Danno Posted at 3:51 pm on Aug. 8, 2012
A few gays I know aren't pro-pride either, because in some ways it has become out-of-touch with the issues it was originally started to protest about.

That's what the origins of it were. The Stonewall Inn was raided by police, and the first Pride movements were made almost as a riot protesting against it.

From my experience, there aren't many efforts made to address current gay issues at modern pride events. But then again I guess with equality being more "mainstream", issues like gay marriage have become more of a general campaigning thing than just a gay thing.

But I still think it's rather sentimental to remember where our modern rights have come from. The gay martyrs who have given so much to allow us the freedoms we have today.

MooMooMilk Posted at 3:47 pm on Aug. 8, 2012
Quote: from naziZOMBI3 at 3:34 pm on Aug. 8, 2012

Only my close friends know i'm bi, and most ppl just think i'm straight and I like it that way.

It's the exact same with me. If someone asks, I tell them. Though they rarely ask because I'm not an annoying flamer that gives gay/bi people a bad name.
Wilder Posted at 3:46 pm on Aug. 8, 2012
I think that LGBTQ pride makes an enormous amount of sense when you consider the cultural context that it emerged from and its ongoing goals within that context: to establish a visible and supporting community for individuals who feel isolated, marginalized, and inferior (or even disgusting/wicked/evil/abhorrent). Sexual minorities are unique from racial minorities in their invisibility, and pride events combat the explicit and implicit negative effects that a heternormative culture can have on queer persons.

It is, then, similarly understandable that many people fail to relate to gay pride. I would imagine that both many people who have not felt isolation and denigration for the sexuality and a substantial amount who have don't relate to the need for queer persons in a community to make themselves visible and affirm their identities in a positive context. But for many people, both in the past and the present, such a culture provides an absolutely necessary support to help overcome overwhelming, deeply-ingrained prejudice.

Lyrical Death Posted at 3:43 pm on Aug. 8, 2012
Quote: from Moomoomilk at 3:39 pm on Aug. 8, 2012

Quote: from Lyrical Death at 3:35 pm on Aug. 8, 2012

It's up to the gay person to announce his gayness to everyone that he meets.  Otherwise, the gays cease to be able to find one another.

Ah. That's why I wear a necklace of the two male symbols together with one female. To let people know that I'm bi.
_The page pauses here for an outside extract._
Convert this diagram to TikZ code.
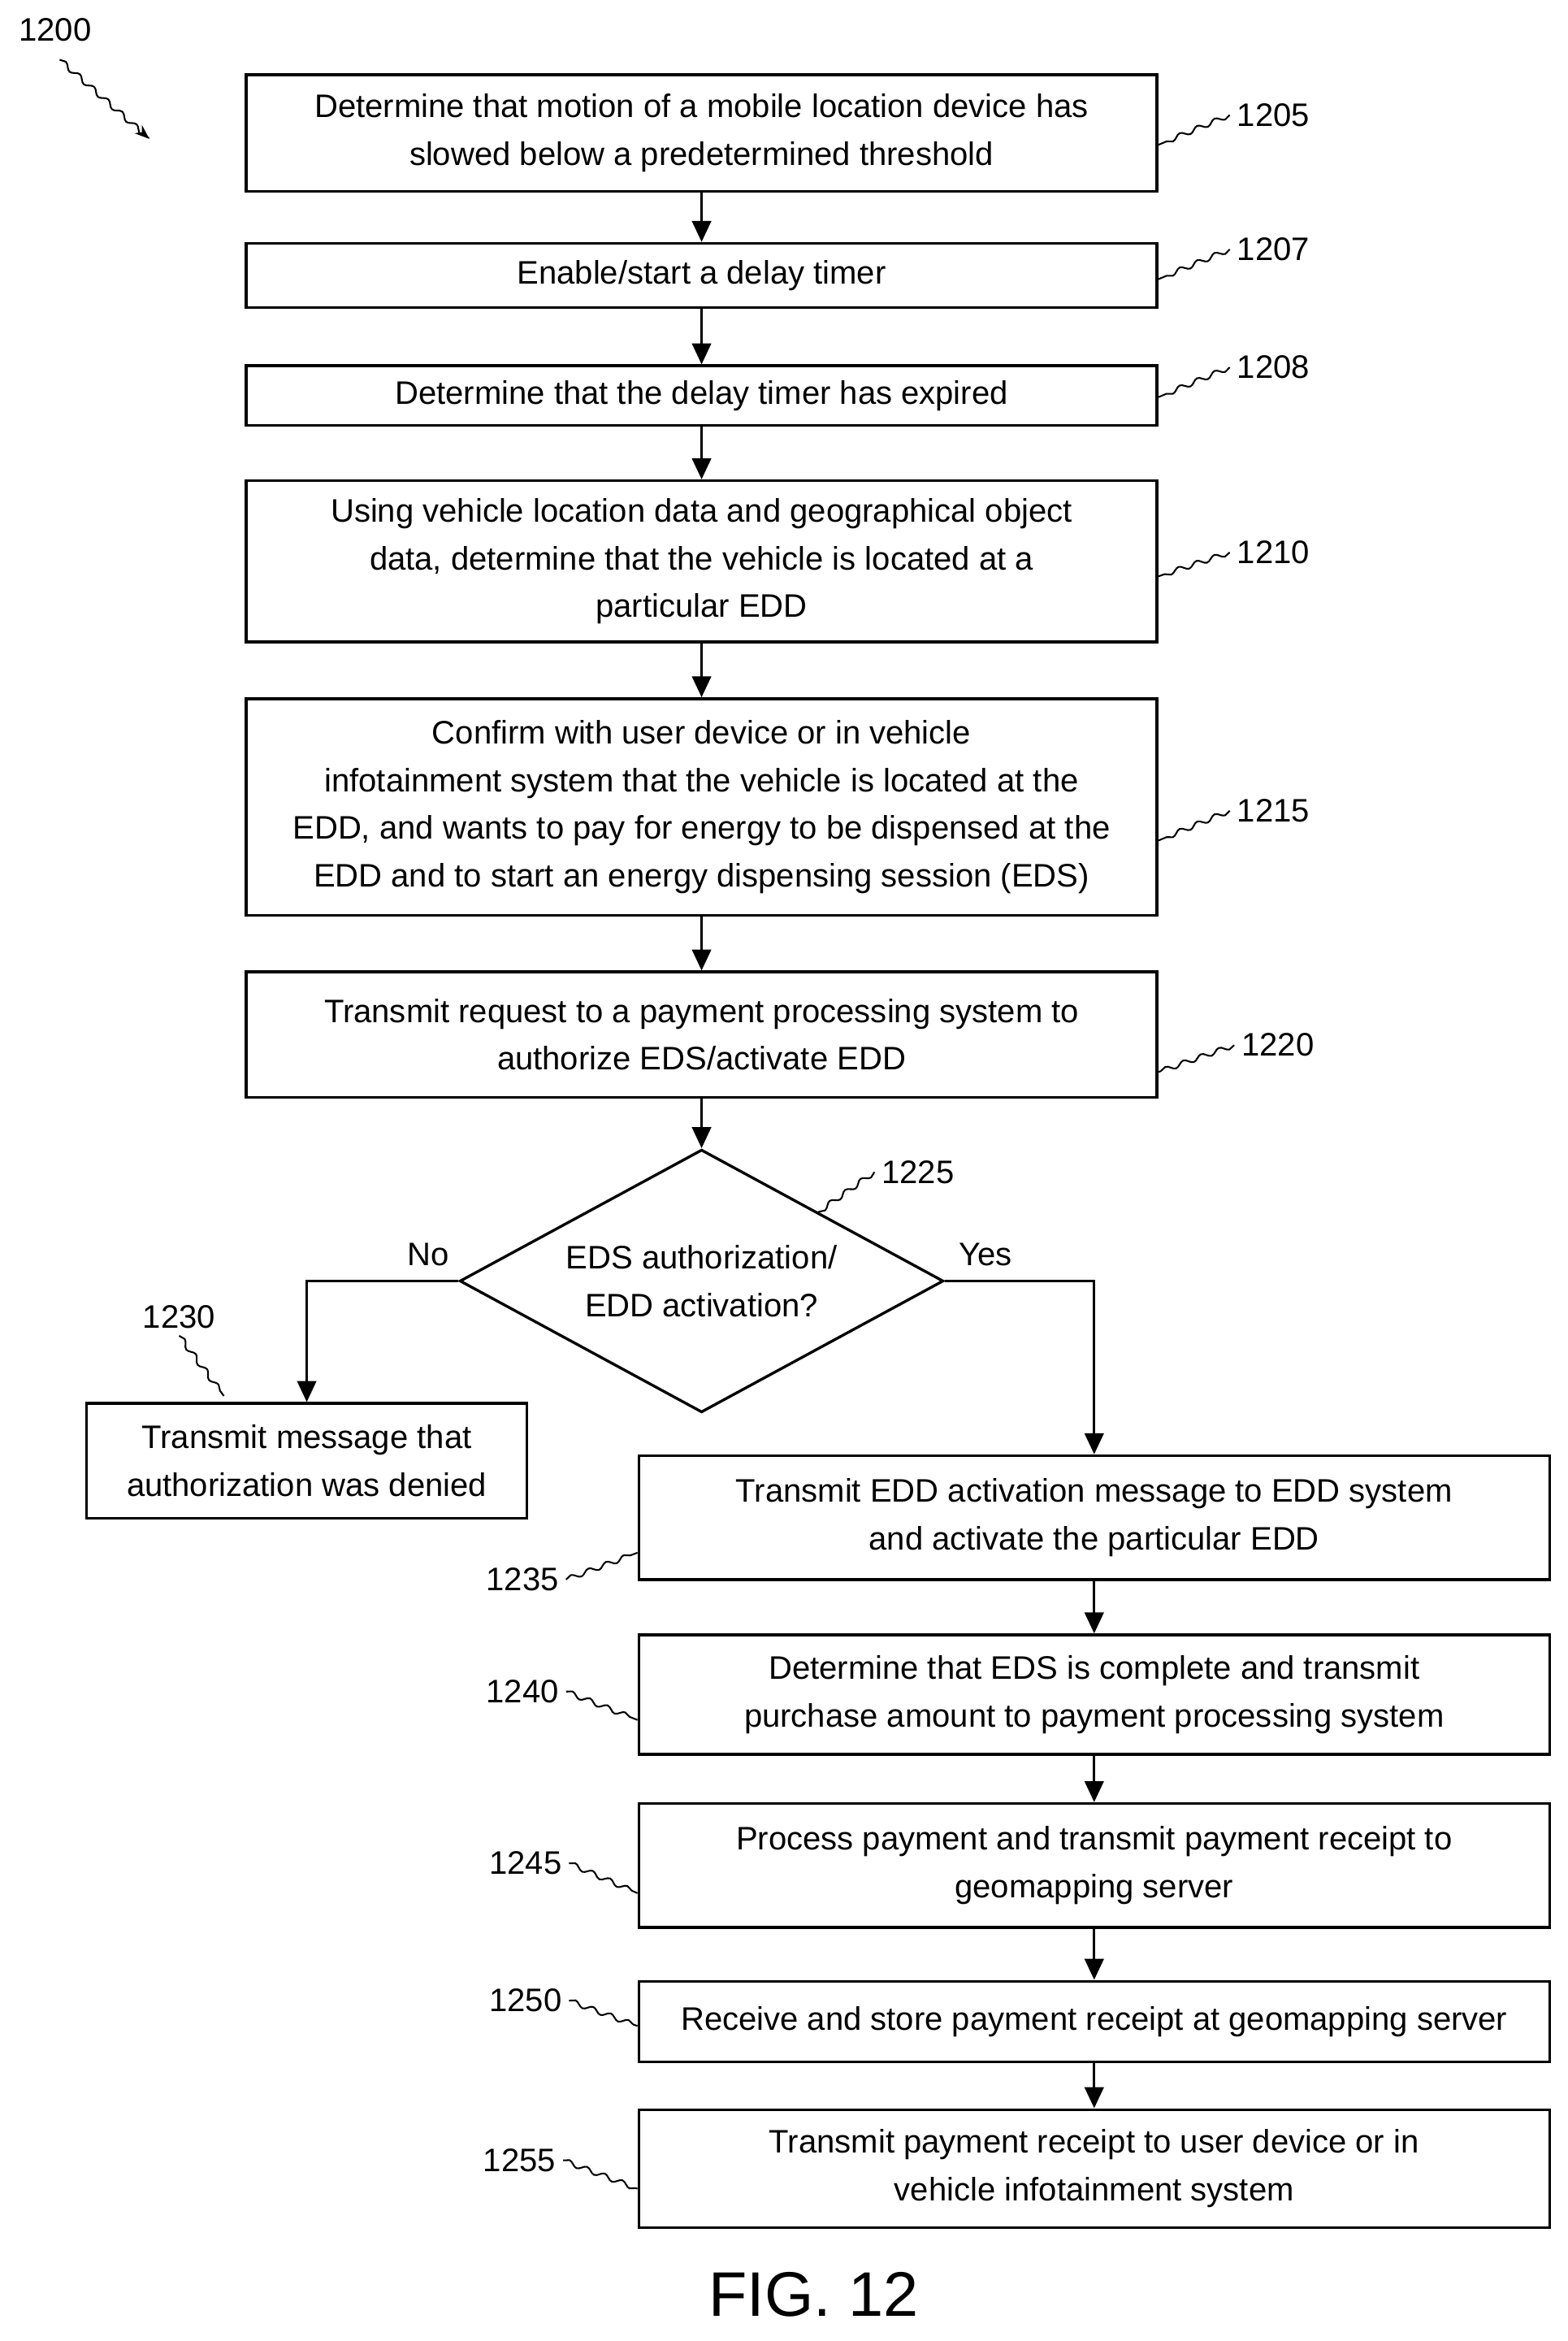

It's much easier than marching.


That works too.  I just wear my thong up high and my pants down low.
MooMooMilk Posted at 3:39 pm on Aug. 8, 2012
Quote: from Lyrical Death at 3:35 pm on Aug. 8, 2012

It's up to the gay person to announce his gayness to everyone that he meets. Otherwise, the gays cease to be able to find one another.

Ah. That's why I wear a necklace of the two male symbols together with one female. To let people know that I'm bi. It's much easier than marching.

Lyrical Death Posted at 3:35 pm on Aug. 8, 2012
It's up to the gay person to announce his gayness to everyone that he meets.  Otherwise, the gays cease to be able to find one another.
Run with the wolves Posted at 3:35 pm on Aug. 8, 2012
Pride is about who you are as a person.
naziZOMBI3 Posted at 3:34 pm on Aug. 8, 2012
I agree with you 100%.  Rubbing it in everybody's faces that you're gay gives the rest of the gay/bi people a bad name.  I keep it to myself.  Only my close friends know i'm bi, and most ppl just think i'm straight and I like it that way.